Set task
Reproduce all the material exactly, minus any pictures it holds.

--- START Provided information ---

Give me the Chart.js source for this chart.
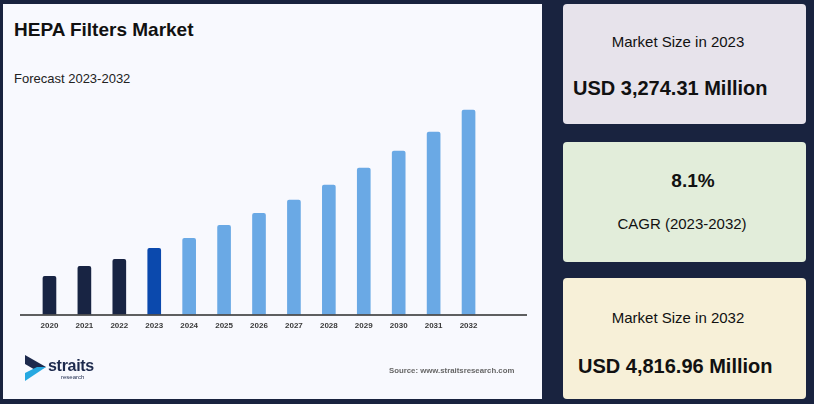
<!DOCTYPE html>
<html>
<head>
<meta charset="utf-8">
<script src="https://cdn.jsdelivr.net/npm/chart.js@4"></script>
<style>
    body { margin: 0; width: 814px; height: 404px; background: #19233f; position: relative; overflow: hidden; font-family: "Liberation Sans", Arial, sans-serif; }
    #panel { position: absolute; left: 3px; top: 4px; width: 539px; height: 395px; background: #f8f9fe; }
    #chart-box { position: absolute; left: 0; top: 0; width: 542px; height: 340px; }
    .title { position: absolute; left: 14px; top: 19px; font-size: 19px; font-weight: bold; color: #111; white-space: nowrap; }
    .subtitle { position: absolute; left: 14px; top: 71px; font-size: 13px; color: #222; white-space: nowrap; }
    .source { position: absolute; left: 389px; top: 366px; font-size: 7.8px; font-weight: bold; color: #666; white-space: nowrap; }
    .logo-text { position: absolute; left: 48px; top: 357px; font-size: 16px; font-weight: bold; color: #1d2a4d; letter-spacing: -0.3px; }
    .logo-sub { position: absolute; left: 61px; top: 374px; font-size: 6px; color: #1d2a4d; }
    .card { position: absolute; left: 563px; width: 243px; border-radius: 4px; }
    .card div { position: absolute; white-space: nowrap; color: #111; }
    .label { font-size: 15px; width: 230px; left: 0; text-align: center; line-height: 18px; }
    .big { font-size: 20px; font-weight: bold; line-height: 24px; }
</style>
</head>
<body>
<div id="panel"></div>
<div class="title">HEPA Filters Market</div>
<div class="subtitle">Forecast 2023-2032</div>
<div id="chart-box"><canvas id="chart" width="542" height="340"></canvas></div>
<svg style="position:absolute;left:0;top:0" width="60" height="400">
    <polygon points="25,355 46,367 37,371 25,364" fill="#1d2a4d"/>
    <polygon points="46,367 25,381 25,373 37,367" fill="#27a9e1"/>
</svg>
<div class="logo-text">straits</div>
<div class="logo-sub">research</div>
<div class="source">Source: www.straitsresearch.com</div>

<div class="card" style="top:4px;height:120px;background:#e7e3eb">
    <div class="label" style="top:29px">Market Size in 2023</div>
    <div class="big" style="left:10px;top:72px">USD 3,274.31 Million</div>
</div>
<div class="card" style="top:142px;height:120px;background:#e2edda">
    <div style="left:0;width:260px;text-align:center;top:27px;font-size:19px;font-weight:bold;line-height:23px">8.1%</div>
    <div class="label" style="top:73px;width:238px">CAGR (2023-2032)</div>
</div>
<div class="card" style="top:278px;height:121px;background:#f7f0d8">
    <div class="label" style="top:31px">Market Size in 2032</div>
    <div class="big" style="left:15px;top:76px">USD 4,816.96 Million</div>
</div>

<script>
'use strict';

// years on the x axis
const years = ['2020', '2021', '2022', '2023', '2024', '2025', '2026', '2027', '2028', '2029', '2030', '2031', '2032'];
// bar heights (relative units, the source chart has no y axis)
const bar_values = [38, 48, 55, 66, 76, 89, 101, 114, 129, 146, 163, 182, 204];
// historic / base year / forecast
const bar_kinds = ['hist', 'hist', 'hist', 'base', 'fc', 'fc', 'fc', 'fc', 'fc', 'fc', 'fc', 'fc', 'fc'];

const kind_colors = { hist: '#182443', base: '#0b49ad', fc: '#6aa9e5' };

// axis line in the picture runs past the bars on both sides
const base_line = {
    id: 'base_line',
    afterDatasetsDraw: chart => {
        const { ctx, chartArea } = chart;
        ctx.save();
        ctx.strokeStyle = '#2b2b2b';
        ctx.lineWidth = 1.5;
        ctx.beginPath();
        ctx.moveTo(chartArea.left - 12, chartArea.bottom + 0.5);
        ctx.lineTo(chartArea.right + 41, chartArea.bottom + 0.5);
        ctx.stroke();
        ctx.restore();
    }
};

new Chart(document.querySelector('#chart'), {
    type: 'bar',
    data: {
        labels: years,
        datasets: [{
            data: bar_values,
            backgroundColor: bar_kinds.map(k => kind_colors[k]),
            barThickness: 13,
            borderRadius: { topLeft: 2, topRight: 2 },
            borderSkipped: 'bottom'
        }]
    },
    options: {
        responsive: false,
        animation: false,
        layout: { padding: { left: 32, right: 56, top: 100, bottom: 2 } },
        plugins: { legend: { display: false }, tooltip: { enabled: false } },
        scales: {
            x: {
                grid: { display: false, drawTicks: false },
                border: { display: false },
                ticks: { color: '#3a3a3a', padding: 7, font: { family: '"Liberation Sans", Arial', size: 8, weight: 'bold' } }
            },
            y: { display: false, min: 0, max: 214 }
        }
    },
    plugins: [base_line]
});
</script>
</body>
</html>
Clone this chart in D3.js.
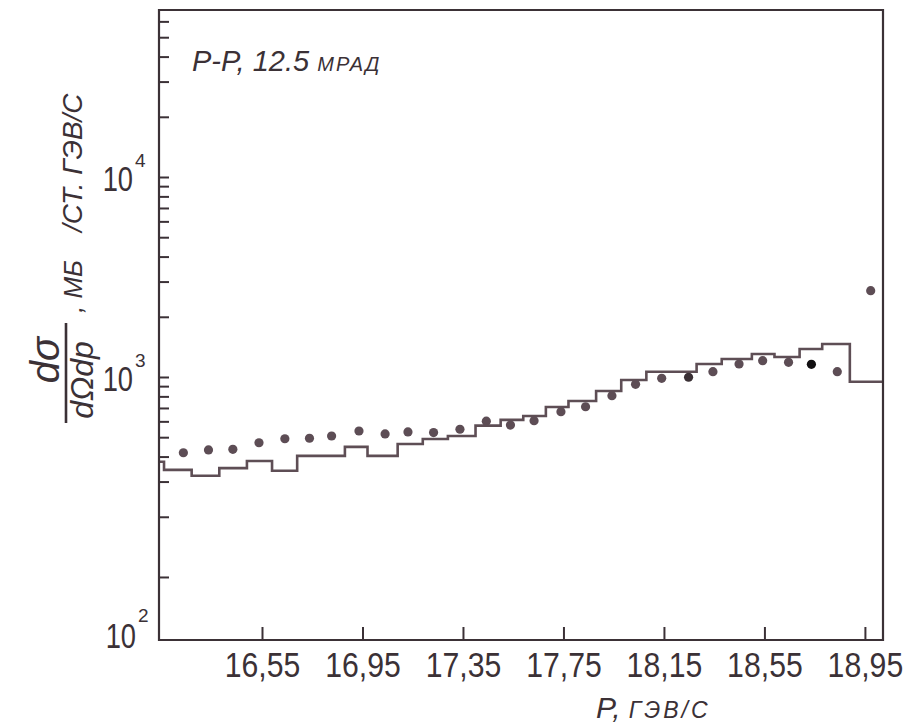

--- END Provided information ---

Reply to the exercise
Give me the Chart.js source for this chart.
<!DOCTYPE html>
<html>
<head>
<meta charset="utf-8">
<script src="https://cdn.jsdelivr.net/npm/chart.js@4"></script>
<style>
    body { margin: 0; width: 814px; height: 404px; background: #19233f; position: relative; overflow: hidden; font-family: "Liberation Sans", Arial, sans-serif; }
    #panel { position: absolute; left: 3px; top: 4px; width: 539px; height: 395px; background: #f8f9fe; }
    #chart-box { position: absolute; left: 0; top: 0; width: 542px; height: 340px; }
    .title { position: absolute; left: 14px; top: 19px; font-size: 19px; font-weight: bold; color: #111; white-space: nowrap; }
    .subtitle { position: absolute; left: 14px; top: 71px; font-size: 13px; color: #222; white-space: nowrap; }
    .source { position: absolute; left: 389px; top: 366px; font-size: 7.8px; font-weight: bold; color: #666; white-space: nowrap; }
    .logo-text { position: absolute; left: 48px; top: 357px; font-size: 16px; font-weight: bold; color: #1d2a4d; letter-spacing: -0.3px; }
    .logo-sub { position: absolute; left: 61px; top: 374px; font-size: 6px; color: #1d2a4d; }
    .card { position: absolute; left: 563px; width: 243px; border-radius: 4px; }
    .card div { position: absolute; white-space: nowrap; color: #111; }
    .label { font-size: 15px; width: 230px; left: 0; text-align: center; line-height: 18px; }
    .big { font-size: 20px; font-weight: bold; line-height: 24px; }
</style>
</head>
<body>
<div id="panel"></div>
<div class="title">HEPA Filters Market</div>
<div class="subtitle">Forecast 2023-2032</div>
<div id="chart-box"><canvas id="chart" width="542" height="340"></canvas></div>
<svg style="position:absolute;left:0;top:0" width="60" height="400">
    <polygon points="25,355 46,367 37,371 25,364" fill="#1d2a4d"/>
    <polygon points="46,367 25,381 25,373 37,367" fill="#27a9e1"/>
</svg>
<div class="logo-text">straits</div>
<div class="logo-sub">research</div>
<div class="source">Source: www.straitsresearch.com</div>

<div class="card" style="top:4px;height:120px;background:#e7e3eb">
    <div class="label" style="top:29px">Market Size in 2023</div>
    <div class="big" style="left:10px;top:72px">USD 3,274.31 Million</div>
</div>
<div class="card" style="top:142px;height:120px;background:#e2edda">
    <div style="left:0;width:260px;text-align:center;top:27px;font-size:19px;font-weight:bold;line-height:23px">8.1%</div>
    <div class="label" style="top:73px;width:238px">CAGR (2023-2032)</div>
</div>
<div class="card" style="top:278px;height:121px;background:#f7f0d8">
    <div class="label" style="top:31px">Market Size in 2032</div>
    <div class="big" style="left:15px;top:76px">USD 4,816.96 Million</div>
</div>

<script>
'use strict';

// years on the x axis
const years = ['2020', '2021', '2022', '2023', '2024', '2025', '2026', '2027', '2028', '2029', '2030', '2031', '2032'];
// bar heights (relative units, the source chart has no y axis)
const bar_values = [38, 48, 55, 66, 76, 89, 101, 114, 129, 146, 163, 182, 204];
// historic / base year / forecast
const bar_kinds = ['hist', 'hist', 'hist', 'base', 'fc', 'fc', 'fc', 'fc', 'fc', 'fc', 'fc', 'fc', 'fc'];

const kind_colors = { hist: '#182443', base: '#0b49ad', fc: '#6aa9e5' };

// axis line in the picture runs past the bars on both sides
const base_line = {
    id: 'base_line',
    afterDatasetsDraw: chart => {
        const { ctx, chartArea } = chart;
        ctx.save();
        ctx.strokeStyle = '#2b2b2b';
        ctx.lineWidth = 1.5;
        ctx.beginPath();
        ctx.moveTo(chartArea.left - 12, chartArea.bottom + 0.5);
        ctx.lineTo(chartArea.right + 41, chartArea.bottom + 0.5);
        ctx.stroke();
        ctx.restore();
    }
};

new Chart(document.querySelector('#chart'), {
    type: 'bar',
    data: {
        labels: years,
        datasets: [{
            data: bar_values,
            backgroundColor: bar_kinds.map(k => kind_colors[k]),
            barThickness: 13,
            borderRadius: { topLeft: 2, topRight: 2 },
            borderSkipped: 'bottom'
        }]
    },
    options: {
        responsive: false,
        animation: false,
        layout: { padding: { left: 32, right: 56, top: 100, bottom: 2 } },
        plugins: { legend: { display: false }, tooltip: { enabled: false } },
        scales: {
            x: {
                grid: { display: false, drawTicks: false },
                border: { display: false },
                ticks: { color: '#3a3a3a', padding: 7, font: { family: '"Liberation Sans", Arial', size: 8, weight: 'bold' } }
            },
            y: { display: false, min: 0, max: 214 }
        }
    },
    plugins: [base_line]
});
</script>
</body>
</html>
Clone this chart in D3.js.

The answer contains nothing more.